I criticize Trump all the time. I think everybody is tired already of my litany of complaints about Trump but I can repeat it if necessary. But on this issue, which obviously matters to me enormously, I just can’t see how Trump was worse for Ukraine than Obama.

To conclude, here’s the story of the Ukrainian photographer who took the famous picture of Obama at the weapons depot in Donetsk:

A local photographer named Sergey Vaganov took pictures of Obama in the arms depots.

A decade later, Vaganov fled a Russian-backed separatist conflict in Donetsk and, in March, barely survived the Russian siege of Mariupol.

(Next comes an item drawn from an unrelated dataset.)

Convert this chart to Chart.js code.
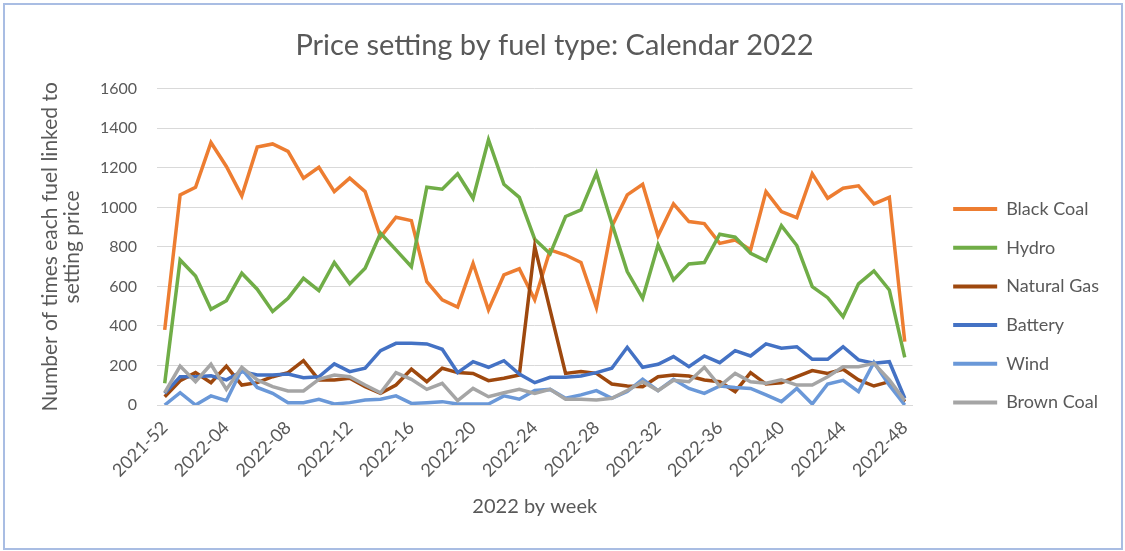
<!DOCTYPE html>
<html>
<head>
<meta charset="utf-8">
<script src="https://cdn.jsdelivr.net/npm/chart.js@4"></script>
<style>
  body { margin: 0; background: #fff; }
  #wrap { position: relative; width: 1125px; height: 551px; }
  #frame { position: absolute; left: 3px; top: 3px; width: 1116px; height: 543px; border: 2px solid #A9BDE3; pointer-events: none; }
</style>
</head>
<body>
<div id="wrap">
  <canvas id="fuelChart" width="1125" height="551"></canvas>
  <div id="frame"></div>
</div>
<script>

// weeks 2021-52 .. 2022-48
let weeks = ["2021-52"]
for (let w = 1; w <= 48; w++) {
    weeks.push("2022-" + (w < 10 ? "0" + w : w))
}

let blackCoal = [380, 1063, 1102, 1328, 1207, 1058, 1305, 1321, 1283, 1148, 1203, 1080, 1148, 1080, 850, 950, 933, 624, 532, 495,
    717, 481, 658, 689, 532, 785, 759, 721, 493, 903, 1063, 1117, 856, 1018, 928, 918, 818, 835, 785, 1080,
    979, 948, 1170, 1046, 1097, 1109, 1018, 1051, 321]

let hydro = [110, 734, 653, 484, 528, 667, 586, 473, 540, 641, 579, 721, 613, 692, 869, 785, 700, 1102, 1092, 1170,
    1046, 1342, 1117, 1051, 839, 765, 954, 987, 1173, 920, 675, 540, 810, 633, 714, 721, 864, 849, 768, 729,
    908, 807, 599, 543, 447, 613, 678, 582, 241]

let naturalGas = [42, 123, 164, 113, 197, 101, 113, 143, 164, 224, 127, 127, 135, 93, 59, 101, 181, 118, 186, 164,
    160, 123, 135, 152, 802, 480, 160, 169, 160, 106, 96, 93, 143, 152, 147, 127, 118, 68, 164, 106,
    113, 143, 174, 160, 181, 127, 96, 118, 17]

let battery = [59, 143, 143, 148, 127, 169, 152, 152, 157, 138, 143, 208, 169, 186, 275, 312, 312, 309, 282, 164,
    219, 191, 224, 157, 113, 140, 140, 147, 164, 186, 292, 191, 206, 245, 194, 248, 214, 275, 248, 309,
    287, 295, 231, 231, 295, 228, 211, 219, 34]

let wind = [0, 62, 0, 46, 22, 181, 89, 59, 12, 12, 29, 5, 12, 25, 29, 46, 8, 12, 17, 5,
    5, 5, 46, 29, 73, 79, 34, 51, 73, 34, 68, 130, 73, 130, 84, 59, 96, 89, 84, 51,
    17, 84, 5, 106, 125, 68, 215, 100, 0]

let brownCoal = [62, 197, 118, 206, 79, 191, 127, 93, 71, 71, 130, 152, 143, 101, 62, 164, 130, 79, 110, 22,
    84, 42, 62, 79, 59, 79, 29, 29, 25, 34, 73, 118, 73, 125, 118, 191, 96, 160, 118, 110,
    127, 101, 101, 143, 194, 194, 211, 127, 22]

let seriesNames = ["Black Coal", "Hydro", "Natural Gas", "Battery", "Wind", "Brown Coal"]
let seriesData = [blackCoal, hydro, naturalGas, battery, wind, brownCoal]
let seriesColors = ["#ED7D31", "#70AD47", "#9E480E", "#4472C4", "#6A98D8", "#A5A5A5"]

Chart.defaults.font.family = "Lato"
Chart.defaults.color = "#595959"

let datasets = seriesNames.map(function (name, i) {
    return {
        label: name,
        data: seriesData[i],
        borderColor: seriesColors[i],
        backgroundColor: seriesColors[i],
        borderWidth: 3.5,
        pointRadius: 0,
        tension: 0,
        order: seriesNames.length - i   // later series drawn on top, like excel
    }
})

let canvs = document.getElementById("fuelChart").getContext("2d")
let fuelChart = new Chart(canvs, {
    type: "line",
    data: {
        labels: weeks,
        datasets: datasets
    },
    options: {
        responsive: false,
        animation: false,
        layout: { padding: { left: 0, right: 16, top: 0, bottom: 0 } },
        plugins: {
            title: {
                display: true,
                text: "Price setting by fuel type: Calendar 2022",
                font: { size: 29, weight: "normal", lineHeight: 1.2 },
                color: "#595959",
                padding: { top: 28, bottom: 26 }
            },
            legend: {
                position: "right",
                align: "center",
                title: { display: true, text: " ", font: { size: 10 }, padding: { top: 0, bottom: 48.5 } },
                labels: {
                    boxWidth: 44,
                    boxHeight: 4,
                    padding: 20.7,
                    font: { size: 18 },
                    color: "#595959",
                    sort: function (a, b) { return a.datasetIndex - b.datasetIndex },
                    generateLabels: function (chart) {
                        let items = Chart.defaults.plugins.legend.labels.generateLabels(chart)
                        items.forEach(function (it) { it.lineWidth = 0 })
                        return items
                    }
                }
            },
            tooltip: { enabled: false }
        },
        scales: {
            x: {
                offset: true,
                grid: { display: false },
                border: { display: true, color: "#D9D9D9", width: 1 },
                ticks: {
                    autoSkip: false,
                    minRotation: 45,
                    maxRotation: 45,
                    padding: 4,
                    font: { size: 18 },
                    color: "#595959",
                    callback: function (val, i) { return i % 4 === 0 ? weeks[i] : "" }
                },
                title: {
                    display: true,
                    text: "2022 by week",
                    font: { size: 20, lineHeight: 1.2 },
                    color: "#595959",
                    padding: { top: 0, bottom: 32 }
                },
                afterFit: function (scale) { scale.height = 146 }
            },
            y: {
                min: 0,
                max: 1600,
                ticks: {
                    stepSize: 200,
                    padding: 20,
                    font: { size: 16 },
                    color: "#595959",
                    callback: function (val) { return String(val) }
                },
                grid: { color: "#D9D9D9", lineWidth: 1, drawTicks: false },
                border: { display: false },
                title: {
                    display: true,
                    text: ["Number of times each fuel linked to", "setting price"],
                    font: { size: 21, lineHeight: 1.05 },
                    color: "#595959",
                    padding: { top: 39, bottom: 0 }
                },
                afterFit: function (scale) { scale.width = 157 }
            },
            // empty spacer between plot and legend
            gap: {
                position: "right",
                display: true,
                grid: { display: false },
                border: { display: false },
                ticks: { display: false },
                afterFit: function (scale) { scale.width = 20 }
            }
        }
    }
})

</script>
</body>
</html>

“I was waiting for the relief [of death]. I had these half-suicidal thoughts,” Vaganov told Al Jazeera, describing how he and his wife, Iryna, waited out Russian air raids in their ice-cold apartment with windows shattered by shelling.

The siege of Mariupol took place in 2022, during the Biden presidency. Please, tell me some more about how it’s Trump Ukrainians should fear.

Something Fishy

How is it humanly possible that when I say “Fisch” (meaning, fish) in German, the app consistent hears “Facebook”?

Heritability

Kamala Harris single-handedly disproved the entire theory of intellectual heritability.

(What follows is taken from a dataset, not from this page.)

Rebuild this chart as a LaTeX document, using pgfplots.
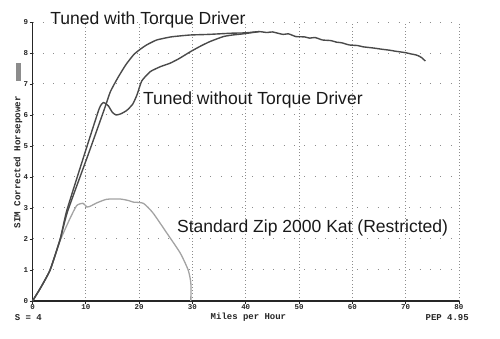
\documentclass[border=0pt]{standalone}
\usepackage{pgfplots}
\pgfplotsset{compat=1.18}
\usepackage{fontspec}
\setmainfont{Liberation Sans}
\setmonofont{Liberation Mono}
\definecolor{dk}{HTML}{4A4A4A}
\definecolor{lt}{HTML}{A3A3A3}
\definecolor{gr}{HTML}{8C8C8C}
\begin{document}
\begin{tikzpicture}[x=1bp,y=1bp]
\begin{axis}[
  scale only axis,
  width=426.5bp, height=279bp,
  xmin=0, xmax=80, ymin=0, ymax=9,
  clip=false,
  axis x line*=bottom, axis y line*=left,
  axis line style={line width=1.4pt, black!85, -},
  xtick={0,10,...,80}, ytick={0,1,...,9},
  tick style={black!85, line width=0.8pt},
  major tick length=3bp,
  tick align=outside,
  xmajorgrids, ymajorgrids,
  major x grid style={gr, line width=0.9pt, dash pattern=on 0.9pt off 2.4pt},
  major y grid style={gr, line width=1pt, dash pattern=on 1pt off 9.5pt},
  tick label style={font=\fontsize{7.5}{7.5}\ttfamily\bfseries, black!85},
  xticklabel style={yshift=3bp},
  yticklabel style={xshift=2bp},
  /pgf/number format/assume math mode=true,
]
% Standard Zip 2000 Kat (Restricted)
\addplot[lt, line width=1.3pt, smooth, tension=0.35] coordinates {
 (0,0) (1.5,0.42) (3.3,1.0) (5.2,1.95) (7,2.65) (8.3,3.08) (9.5,3.15) (10.2,3.03)
 (11,3.07) (12,3.16) (13.9,3.28) (16.4,3.29) (18,3.24) (18.9,3.19) (20.8,3.15)
 (22.6,2.84) (25.2,2.19) (27.7,1.55) (29.2,1.0) (29.7,0.58) (29.7,0)
};
% Tuned without Torque Driver
\addplot[dk, line width=1.4pt, smooth, tension=0.3] coordinates {
 (0,0) (1.5,0.42) (3.3,1.0) (5.2,2.0) (6.4,2.9) (9.5,4.6) (12.5,6.2) (13.3,6.4)
 (14.2,6.3) (15.0,6.08) (15.7,6.0) (16.6,6.04) (17.7,6.15) (18.8,6.35)
 (19.6,6.65) (20.5,7.1) (22.1,7.4) (24,7.56) (25.8,7.67) (27.5,7.82) (29.6,8.04)
 (31.5,8.22) (33.3,8.37) (35.8,8.53) (37.5,8.58) (39.6,8.62) (42.5,8.69)
};
% Tuned with Torque Driver
\addplot[dk, line width=1.4pt, smooth, tension=0.3] coordinates {
 (0,0) (1.5,0.42) (3.3,1.0) (5.2,2.0) (6.6,2.9) (10.5,4.75) (13.5,6.2) (14.6,6.75)
 (16,7.2) (17.5,7.62) (19,7.95) (20.2,8.12) (21.5,8.27) (23.3,8.42) (26,8.52)
 (29.5,8.58) (33,8.6) (37.5,8.64) (40,8.65) (42.5,8.69) (44,8.66)
 (45,8.68) (47,8.6) (48,8.62) (49.4,8.53) (51,8.52) (52,8.48) (53,8.5) (54.4,8.42)
 (56,8.4) (57,8.35) (58,8.33) (59.4,8.26) (61,8.24) (62,8.2) (64,8.16) (65.6,8.12)
 (67,8.09) (68,8.06) (70,8.01) (71,7.97) (71.9,7.94) (72.5,7.9) (73,7.85) (73.7,7.74)
};
% texts
\node[anchor=west, inner sep=0pt, font=\fontsize{17.6}{20}\selectfont, black!90] at (axis cs:3.3,9.05) {Tuned with Torque Driver};
\node[anchor=west, inner sep=0pt, font=\fontsize{17.6}{20}\selectfont, black!90] at (axis cs:20.7,6.48) {Tuned without Torque Driver};
\node[anchor=west, inner sep=0pt, font=\fontsize{17.6}{20}\selectfont, black!90] at (axis cs:27.1,2.35) {Standard Zip 2000 Kat (Restricted)};
\node[rotate=90, inner sep=0pt, font=\fontsize{9.2}{9.2}\ttfamily\bfseries, black!85] at (axis cs:-2.7,4.48) {SIM Corrected Horsepower};
\node[inner sep=0pt, minimum width=5bp, minimum height=18bp, fill=black!45] at (axis cs:-2.7,7.39) {};
\node[inner sep=0pt, font=\fontsize{9}{9}\ttfamily\bfseries, black!85] at (axis cs:40.5,-0.53) {Miles per Hour};
\node[inner sep=0pt, font=\fontsize{9}{9}\ttfamily\bfseries, black!85] at (axis cs:-0.8,-0.53) {S = 4};
\node[inner sep=0pt, font=\fontsize{9}{9}\ttfamily\bfseries, black!85] at (axis cs:77.8,-0.53) {PEP 4.95};
\coordinate (BL) at (axis cs:-6.1,-1.226);
\coordinate (TR) at (axis cs:87.7,9.71);
\end{axis}
\pgfresetboundingbox
\path (BL) rectangle (TR);
\end{tikzpicture}
\end{document}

Yes, yes, I know it’s more complicated than “smart parents invariably produce smart children.” A stupid great-great-grandma can rear her empty head at any point.

But still.

Still.

The Art of the Comeback

So what is it called now? asked people online.

“Cisnistria,” somebody responded immediately.

N is exactly like this. He has a lightning-quick sense of humor, always delivering the perfect comeback instantly. I always envied this because I’m a slow, plodding thinker, and the art of the funny comeback is not in my arsenal.

N talks to no people outside of our immediate family, and this wealth of ready wit is concealed from humanity.